Bunun bedeli ne olacak? Halka nasıl yansıyacak?

Sıcak para ya da eş-dost ülke ilişkileriyle gelecek doğrudan yatırım için TL’ye hızla değer kaybettirmek, Türkiye Cumhuriyeti’ni temsil eden paranın ayaklar altına alınmasına izin vermek demek. Vatandaşların yüksek ve hızlı enflasyon altında ezmek demek. Döviz çekmek için yaratılan enflasyonu geriden telafi eden ücret artışlarının çok kısa sürede açlık sınırının altına kalması, bu tür geriden endeksleme ile enflasyonun iyice kalıcı hale dönüşmesi demek. Türkiye ekonomisinin giderek potansiyelinin çok altına inmesi demek. 

KAYNAK İSRAFI 

KKM’nin yükü açısından nasıl bedeli olur?

Yılın başından bu yana TL’nin rezerv yakarak baskılandığı dönemde Hazine’ye aylık faiz gideri maliyetinin gerilediğini izledik. Şimdi TL değer kaybederken bu maliyetin hızla arttığını göreceğiz.
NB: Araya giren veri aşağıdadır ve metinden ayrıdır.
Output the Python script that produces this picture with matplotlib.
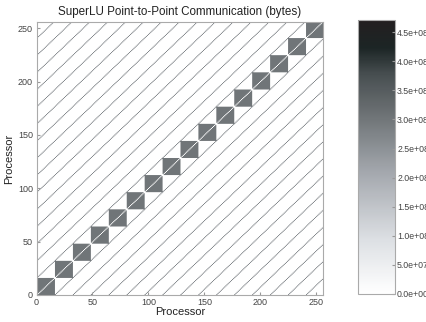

Seçimden bu yana değer kaybeden TL ile KKM maliyeti yaklaşık aylık yaklaşık 30 milyar TL olacak. TL değer kaybederken hareketli bir hedef olarak yükselecek bu maliyet.

Etki analizi yapılmadan acil rezerv girişi yaratmak için TL’ye değer kaybettirmek büyük kaynak israfına neden olacak. Sene sonunda bitçe açığı/GSMH oranının yüzde 10’a ulaşması şaşırtıcı olmayacak.

Yeni Ekonomi Modeli ile servet transferi yaparken her türlü baskılama yöntemi ile ekonomiyi çıkmaza sokma pahasına seçim kazanan AKP-Erdoğan açısından hiçbir hesap verme zorunluluğu olmayan bir politik sistemde genişleyen bütçe açığını yeniden normal sınırlara daraltmak, enflasyonu gerçekten geriletmek yerel seçimlerin ardından şüphesiz vatandaşın sırtına binen ağır yükler haline dönüşecek.